AVAILABLE DATA:
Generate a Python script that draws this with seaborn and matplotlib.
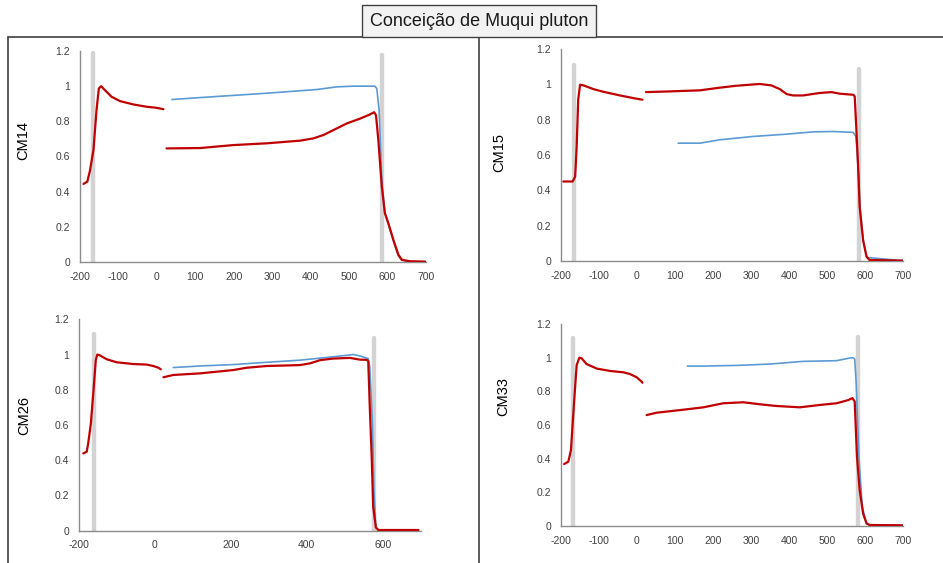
import matplotlib
matplotlib.use("Agg")
import matplotlib.pyplot as plt
import seaborn as sns
import numpy as np
from matplotlib.lines import Line2D

sns.set_theme(style="white")
plt.rcParams['font.family'] = ['Liberation Sans', 'DejaVu Sans']

RED = "#C00000"
BLUE = "#5B9BD5"
BAND = "#D3D3D3"

title = "Conceição de Muqui pluton"
panel_names = ["CM14", "CM15", "CM26", "CM33"]
y_ticks = [0, 0.2, 0.4, 0.6, 0.8, 1.0, 1.2]
y_ticklabels = ["0", "0.2", "0.4", "0.6", "0.8", "1", "1.2"]
x_ticks_100 = [-200, -100, 0, 100, 200, 300, 400, 500, 600, 700]
x_ticks_200 = [-200, 0, 200, 400, 600]

# ---- CM14 ----
cm14_redA_x = [-191, -181, -174, -165, -157, -151, -145, -135, -118, -96, -61, -27, -1, 17]
cm14_redA_y = [0.444, 0.457, 0.52, 0.637, 0.864, 0.987, 1.0, 0.977, 0.94, 0.915, 0.896, 0.883, 0.877, 0.869]
cm14_redB_x = [25, 112, 199, 286, 372, 407, 433, 459, 494, 528, 554, 565, 570, 576, 585, 593, 602, 615, 628, 637, 658, 698]
cm14_redB_y = [0.646, 0.648, 0.665, 0.675, 0.69, 0.703, 0.722, 0.75, 0.788, 0.815, 0.839, 0.852, 0.835, 0.694, 0.429, 0.278, 0.221, 0.127, 0.042, 0.013, 0.004, 0.002]
cm14_blue_x = [39, 112, 286, 416, 468, 511, 567, 572, 578, 585, 593, 602, 615, 628, 637, 658, 698]
cm14_blue_y = [0.924, 0.935, 0.96, 0.981, 0.996, 1.0, 1.0, 0.987, 0.864, 0.467, 0.28, 0.215, 0.12, 0.035, 0.01, 0.003, 0.002]
cm14_bands_x = [-165, 585]
cm14_bands_top = [1.19, 1.175]

# ---- CM15 ----
cm15_redA_x = [-193, -168.5, -162, -158, -154, -149, -140, -114, -88, -44, -9, 15]
cm15_redA_y = [0.45, 0.45, 0.478, 0.648, 0.913, 0.998, 0.994, 0.973, 0.958, 0.937, 0.922, 0.913]
cm15_redB_x = [24, 87, 166, 218, 262, 323, 354, 376, 394, 411, 437, 481, 512, 534, 569, 573, 577, 582, 586, 595, 604, 612, 700]
cm15_redB_y = [0.956, 0.96, 0.966, 0.981, 0.992, 1.002, 0.994, 0.973, 0.945, 0.937, 0.937, 0.951, 0.956, 0.947, 0.941, 0.932, 0.762, 0.535, 0.308, 0.119, 0.025, 0.006, 0.002]
cm15_blue_x = [109, 166, 218, 306, 394, 464, 516, 569, 576, 579, 583, 587, 596, 605, 700]
cm15_blue_y = [0.667, 0.667, 0.686, 0.705, 0.718, 0.731, 0.733, 0.728, 0.705, 0.63, 0.5, 0.3, 0.11, 0.02, 0.002]
cm15_bands_x = [-164, 583.5]
cm15_bands_top = [1.109, 1.087]

# ---- CM26 ----
cm26_redA_x = [-188, -179, -175, -168, -161, -155, -151, -144, -126, -100, -56, -21, -4, 10, 16]
cm26_redA_y = [0.439, 0.448, 0.495, 0.609, 0.798, 0.969, 1.0, 0.995, 0.973, 0.956, 0.946, 0.943, 0.935, 0.925, 0.916]
cm26_redB_x = [23, 49, 119, 207, 242, 295, 382, 409, 435, 469, 514, 540, 558, 562, 566, 571, 575, 582, 588, 694]
cm26_redB_y = [0.871, 0.884, 0.893, 0.912, 0.925, 0.935, 0.94, 0.95, 0.968, 0.977, 0.981, 0.971, 0.97, 0.962, 0.703, 0.42, 0.136, 0.019, 0.004, 0.004]
cm26_blue_x = [49, 119, 207, 295, 382, 469, 523, 540, 562, 566, 573, 577, 582, 590, 694]
cm26_blue_y = [0.926, 0.935, 0.943, 0.956, 0.968, 0.987, 1.0, 0.992, 0.977, 0.93, 0.608, 0.231, 0.019, 0.004, 0.004]
cm26_bands_x = [-160.5, 576]
cm26_bands_top = [1.117, 1.096]

# ---- CM33 ----
cm33_redA_x = [-191, -180, -173, -168.5, -162, -158, -151, -145, -132, -105, -70, -35, -18, 0, 13, 15]
cm33_redA_y = [0.368, 0.382, 0.451, 0.61, 0.828, 0.956, 1.0, 0.996, 0.962, 0.935, 0.921, 0.913, 0.903, 0.883, 0.857, 0.851]
cm33_redB_x = [26, 52, 131, 175, 227, 280, 324, 367, 429, 481, 525, 556, 567, 573, 579, 586, 595, 604, 612, 700]
cm33_redB_y = [0.659, 0.673, 0.693, 0.705, 0.729, 0.735, 0.723, 0.713, 0.705, 0.719, 0.729, 0.748, 0.76, 0.739, 0.412, 0.214, 0.075, 0.016, 0.006, 0.004]
cm33_blue_x = [133, 175, 262, 350, 437, 525, 560, 568, 573, 577, 584, 593, 604, 621, 700]
cm33_blue_y = [0.95, 0.95, 0.954, 0.962, 0.978, 0.982, 0.998, 1.0, 0.992, 0.847, 0.412, 0.115, 0.012, 0.004, 0.004]
cm33_bands_x = [-167.6, 581]
cm33_bands_top = [1.115, 1.125]

panels = [
    dict(name="CM14", redA=(cm14_redA_x, cm14_redA_y), redB=(cm14_redB_x, cm14_redB_y),
         blue=(cm14_blue_x, cm14_blue_y), bands=(cm14_bands_x, cm14_bands_top), xt=x_ticks_100,
         pos=[80/943, 1-262/563, 346/943, 211/563], lab=(-0.145, 0.578)),
    dict(name="CM15", redA=(cm15_redA_x, cm15_redA_y), redB=(cm15_redB_x, cm15_redB_y),
         blue=(cm15_blue_x, cm15_blue_y), bands=(cm15_bands_x, cm15_bands_top), xt=x_ticks_100,
         pos=[560.7/943, 1-261/563, 342.3/943, 212/563], lab=(-0.16, 0.514)),
    dict(name="CM26", redA=(cm26_redA_x, cm26_redA_y), redB=(cm26_redB_x, cm26_redB_y),
         blue=(cm26_blue_x, cm26_blue_y), bands=(cm26_bands_x, cm26_bands_top), xt=x_ticks_200,
         pos=[78.7/943, 1-530.7/563, 342/943, 211.4/563], lab=(-0.14, 0.547)),
    dict(name="CM33", redA=(cm33_redA_x, cm33_redA_y), redB=(cm33_redB_x, cm33_redB_y),
         blue=(cm33_blue_x, cm33_blue_y), bands=(cm33_bands_x, cm33_bands_top), xt=x_ticks_100,
         pos=[560.7/943, 1-526/563, 342.3/943, 202/563], lab=(-0.148, 0.64)),
]

fig = plt.figure(figsize=(9.43, 5.63), dpi=100)
fig.patch.set_facecolor("white")

for p in panels:
    ax = fig.add_axes(p["pos"])
    ax.set_facecolor("none")
    bx, bt = p["bands"]
    for xv, tv in zip(bx, bt):
        sns.lineplot(x=[xv, xv], y=[0, tv], ax=ax, color=BAND, linewidth=3.2,
                     sort=False, estimator=None, zorder=1)
    sns.lineplot(x=p["blue"][0], y=p["blue"][1], ax=ax, color=BLUE, linewidth=1.2,
                 sort=False, estimator=None, zorder=2)
    for key in ("redA", "redB"):
        sns.lineplot(x=p[key][0], y=p[key][1], ax=ax, color=RED, linewidth=1.6,
                     sort=False, estimator=None, zorder=3)
    ax.set_xlim(-200, 700)
    ax.set_ylim(0, 1.2)
    ax.set_xticks(p["xt"])
    ax.set_xticklabels([str(v) for v in p["xt"]])
    ax.set_yticks(y_ticks)
    ax.set_yticklabels(y_ticklabels)
    ax.tick_params(axis="both", length=0, labelsize=7.5, labelcolor="#404040")
    ax.tick_params(axis="x", pad=7)
    ax.tick_params(axis="y", pad=7)
    for s in ("top", "right"):
        ax.spines[s].set_visible(False)
    for s in ("left", "bottom"):
        ax.spines[s].set_color("#8c8c8c")
        ax.spines[s].set_linewidth(1.0)
    ax.set_xlabel("")
    ax.set_ylabel(p["name"], fontsize=10.5, color="black")
    ax.yaxis.set_label_coords(*p["lab"])
    ax.grid(False)

# frame lines
W, H = 943, 563
fig.add_artist(Line2D([8/W, 1.0], [1-37/H, 1-37/H], color="#404040", linewidth=1.2))
fig.add_artist(Line2D([8/W, 8/W], [0, 1-37/H], color="#404040", linewidth=1.2))
fig.add_artist(Line2D([479/W, 479/W], [0, 1-37/H], color="#404040", linewidth=1.2))

fig.text(479/W, 1-21/H, title, ha="center", va="center", fontsize=13, color="#1a1a1a",
         bbox=dict(boxstyle="square,pad=0.42", facecolor="#f2f2f2", edgecolor="#404040", linewidth=1.0))

fig.savefig("out.png", dpi=100)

PROBLEM STATEMENT:
Could the lines from the top of the material through the line with "cm14_bands_top = [1.19, 1.175]" be repeated exactly, pictures left out?

EXERCISE OUTPUT:
Generate a Python script that draws this with seaborn and matplotlib.
import matplotlib
matplotlib.use("Agg")
import matplotlib.pyplot as plt
import seaborn as sns
import numpy as np
from matplotlib.lines import Line2D

sns.set_theme(style="white")
plt.rcParams['font.family'] = ['Liberation Sans', 'DejaVu Sans']

RED = "#C00000"
BLUE = "#5B9BD5"
BAND = "#D3D3D3"

title = "Conceição de Muqui pluton"
panel_names = ["CM14", "CM15", "CM26", "CM33"]
y_ticks = [0, 0.2, 0.4, 0.6, 0.8, 1.0, 1.2]
y_ticklabels = ["0", "0.2", "0.4", "0.6", "0.8", "1", "1.2"]
x_ticks_100 = [-200, -100, 0, 100, 200, 300, 400, 500, 600, 700]
x_ticks_200 = [-200, 0, 200, 400, 600]

# ---- CM14 ----
cm14_redA_x = [-191, -181, -174, -165, -157, -151, -145, -135, -118, -96, -61, -27, -1, 17]
cm14_redA_y = [0.444, 0.457, 0.52, 0.637, 0.864, 0.987, 1.0, 0.977, 0.94, 0.915, 0.896, 0.883, 0.877, 0.869]
cm14_redB_x = [25, 112, 199, 286, 372, 407, 433, 459, 494, 528, 554, 565, 570, 576, 585, 593, 602, 615, 628, 637, 658, 698]
cm14_redB_y = [0.646, 0.648, 0.665, 0.675, 0.69, 0.703, 0.722, 0.75, 0.788, 0.815, 0.839, 0.852, 0.835, 0.694, 0.429, 0.278, 0.221, 0.127, 0.042, 0.013, 0.004, 0.002]
cm14_blue_x = [39, 112, 286, 416, 468, 511, 567, 572, 578, 585, 593, 602, 615, 628, 637, 658, 698]
cm14_blue_y = [0.924, 0.935, 0.96, 0.981, 0.996, 1.0, 1.0, 0.987, 0.864, 0.467, 0.28, 0.215, 0.12, 0.035, 0.01, 0.003, 0.002]
cm14_bands_x = [-165, 585]
cm14_bands_top = [1.19, 1.175]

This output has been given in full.